Despite his opposition to expanding gay rights, Chatfield has struck up a friendship with Rep. Jeremy Moss, D-Southfield, one of Michigan's first openly gay representatives who is moving to the Senate in January.
Chatfield won his House seat in 2014 by upsetting incumbent Republican Rep. Frank Foster, who had advocated for expanding the Elliott-Larsen Civil Rights Act.
At the same time, Moss was running to become the second openly gay representative elected to the Michigan House alongside Rep. Jon Hoadley of Kalamazoo.
“Our reputations preceded us,” Moss said of himself and Chatfield, but when they met at freshman orientation “we really had a lot more in common to talk about than campaign rhetoric.”
Chatfield and Moss were appointed chair and vice chair, respectively, of the House local government committee. At one point, Chatfield allowed Moss to chair the committee, a rarity for a minority representative.
Moss compares their professional relationship to Wile E. Coyote and Road Runner that “clock in and fight” over divergent views on policy, but he said he’s also learned to trust Chatfield.
“Lee has never misled me; he has never lied to me,” Moss said.
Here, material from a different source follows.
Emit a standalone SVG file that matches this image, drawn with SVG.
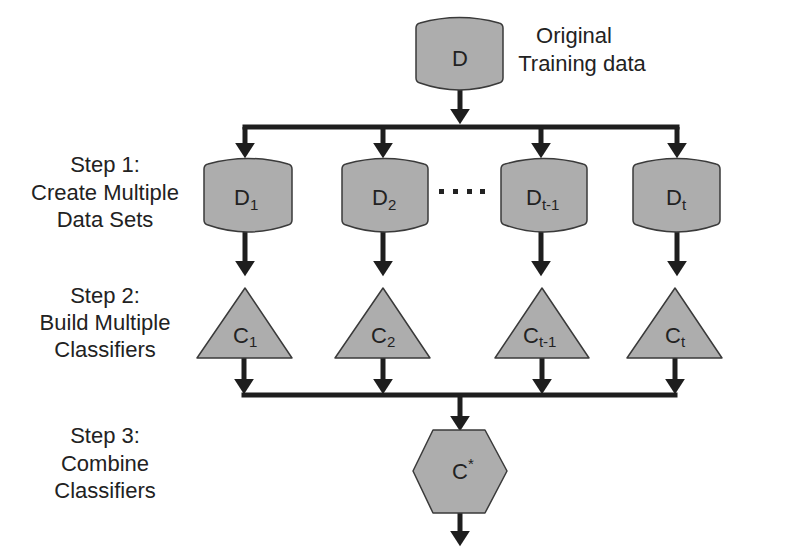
<svg xmlns="http://www.w3.org/2000/svg" width="805" height="551" viewBox="0 0 805 551">
<defs>
<style>
.shape{fill:#adadad;stroke:#3a3a3a;stroke-width:1.5;stroke-linejoin:round;}
.lbl{font-family:"Liberation Sans",Arial,sans-serif;font-size:22px;fill:#222;text-anchor:middle;}
.nl{font-family:"Liberation Sans",Arial,sans-serif;font-size:22px;fill:#222;}
.sub{font-size:15px;}
.conn{stroke:#1e1e1e;stroke-width:5;fill:none;}
.dot{fill:#222;}
</style>
<marker id="ah" markerUnits="userSpaceOnUse" markerWidth="16" markerHeight="20" viewBox="0 0 14 18" refX="2" refY="9" orient="auto">
<path d="M0,0 L14,9 L0,18 Z" fill="#1e1e1e"/>
</marker>
</defs>
<rect width="805" height="551" fill="#fff"/>

<g id="connectors">
<line class="conn" x1="460" y1="90" x2="460" y2="111" marker-end="url(#ah)"/>
<path class="conn" d="M245,127 H677" stroke-linecap="square"/>
<line class="conn" x1="245" y1="127" x2="245" y2="145" marker-end="url(#ah)"/>
<line class="conn" x1="383" y1="127" x2="383" y2="145" marker-end="url(#ah)"/>
<line class="conn" x1="541" y1="127" x2="541" y2="145" marker-end="url(#ah)"/>
<line class="conn" x1="677" y1="127" x2="677" y2="145" marker-end="url(#ah)"/>
<line class="conn" x1="245" y1="232" x2="245" y2="263" marker-end="url(#ah)"/>
<line class="conn" x1="383" y1="232" x2="383" y2="263" marker-end="url(#ah)"/>
<line class="conn" x1="541" y1="232" x2="541" y2="263" marker-end="url(#ah)"/>
<line class="conn" x1="677" y1="232" x2="677" y2="263" marker-end="url(#ah)"/>
<line class="conn" x1="244" y1="358" x2="244" y2="381" marker-end="url(#ah)"/>
<line class="conn" x1="383" y1="358" x2="383" y2="381" marker-end="url(#ah)"/>
<line class="conn" x1="542" y1="358" x2="542" y2="381" marker-end="url(#ah)"/>
<line class="conn" x1="675" y1="358" x2="675" y2="381" marker-end="url(#ah)"/>
<path class="conn" d="M244,395 H675" stroke-linecap="square"/>
<line class="conn" x1="460" y1="395" x2="460" y2="418" marker-end="url(#ah)"/>
<line class="conn" x1="460" y1="513" x2="460" y2="533" marker-end="url(#ah)"/>
</g>

<g id="D">
<path class="shape" d="M416,28 Q416,24 420,23 Q459.5,12 499,23 Q503,24 503,28 L503,78 Q503,82 499,83 Q459.5,97 420,83 Q416,82 416,78 Z"/>
<text class="lbl" x="460" y="66">D</text>
</g>
<g id="label-original">
<text class="lbl" x="574" y="43">Original</text>
<text class="lbl" x="582" y="71">Training data</text>
</g>

<g id="D1">
<path class="shape" d="M204,169 Q204,165 208,164 Q248,153 288,164 Q292,165 292,169 L292,220 Q292,224 288,225 Q248,239 208,225 Q204,224 204,220 Z"/>
<text class="nl" x="234" y="205">D<tspan class="sub" dy="5">1</tspan></text>
</g>
<g id="D2">
<path class="shape" d="M342,169 Q342,165 346,164 Q385,153 424,164 Q428,165 428,169 L428,220 Q428,224 424,225 Q385,239 346,225 Q342,224 342,220 Z"/>
<text class="nl" x="372" y="205">D<tspan class="sub" dy="5">2</tspan></text>
</g>
<g id="dots">
<rect class="dot" x="439" y="189" width="5" height="5"/>
<rect class="dot" x="453" y="189" width="5" height="5"/>
<rect class="dot" x="467" y="189" width="5" height="5"/>
<rect class="dot" x="480" y="189" width="5" height="5"/>
</g>
<g id="Dt-1">
<path class="shape" d="M501,169 Q501,165 505,164 Q544,153 583,164 Q587,165 587,169 L587,220 Q587,224 583,225 Q544,239 505,225 Q501,224 501,220 Z"/>
<text class="nl" x="526" y="205">D<tspan class="sub" dy="5">t-1</tspan></text>
</g>
<g id="Dt">
<path class="shape" d="M633,169 Q633,165 637,164 Q676.5,153 716,164 Q720,165 720,169 L720,220 Q720,224 716,225 Q676.5,239 637,225 Q633,224 633,220 Z"/>
<text class="nl" x="666" y="205">D<tspan class="sub" dy="5">t</tspan></text>
</g>

<g id="C1">
<polygon class="shape" points="245,288 292,358 197,358"/>
<text class="nl" x="233" y="343">C<tspan class="sub" dy="4">1</tspan></text>
</g>
<g id="C2">
<polygon class="shape" points="383,288 430,358 335,358"/>
<text class="nl" x="371" y="343">C<tspan class="sub" dy="4">2</tspan></text>
</g>
<g id="Ct-1">
<polygon class="shape" points="542,288 589,358 495,358"/>
<text class="nl" x="523" y="343">C<tspan class="sub" dy="4">t-1</tspan></text>
</g>
<g id="Ct">
<polygon class="shape" points="675,288 722,358 627,358"/>
<text class="nl" x="665" y="343">C<tspan class="sub" dy="4">t</tspan></text>
</g>

<g id="Cstar">
<polygon class="shape" points="413,471 433,430 485,430 507,471 485,513 433,513"/>
<text class="nl" x="452" y="479">C<tspan class="sub" dy="-10">*</tspan></text>
</g>

<g id="step-labels">
<text class="lbl" x="105" y="172">Step 1:</text>
<text class="lbl" x="105" y="200">Create Multiple</text>
<text class="lbl" x="105" y="227">Data Sets</text>
<text class="lbl" x="105" y="303">Step 2:</text>
<text class="lbl" x="105" y="330">Build Multiple</text>
<text class="lbl" x="105" y="357">Classifiers</text>
<text class="lbl" x="105" y="443">Step 3:</text>
<text class="lbl" x="105" y="471">Combine</text>
<text class="lbl" x="105" y="498">Classifiers</text>
</g>
</svg>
Nonetheless, “I don’t like his politics and don’t like his policies, and I will work very diligently to disrupt them in the Senate.”
Though Chatfield indicated no changes in his conservative views, he indicated a broader vision than partisan squabbles.
“This is not about being a Republican caucus; this is not about being a Democratic caucus,” Chatfield said. “This is about being a representative to what I consider to be the greatest state in the country.”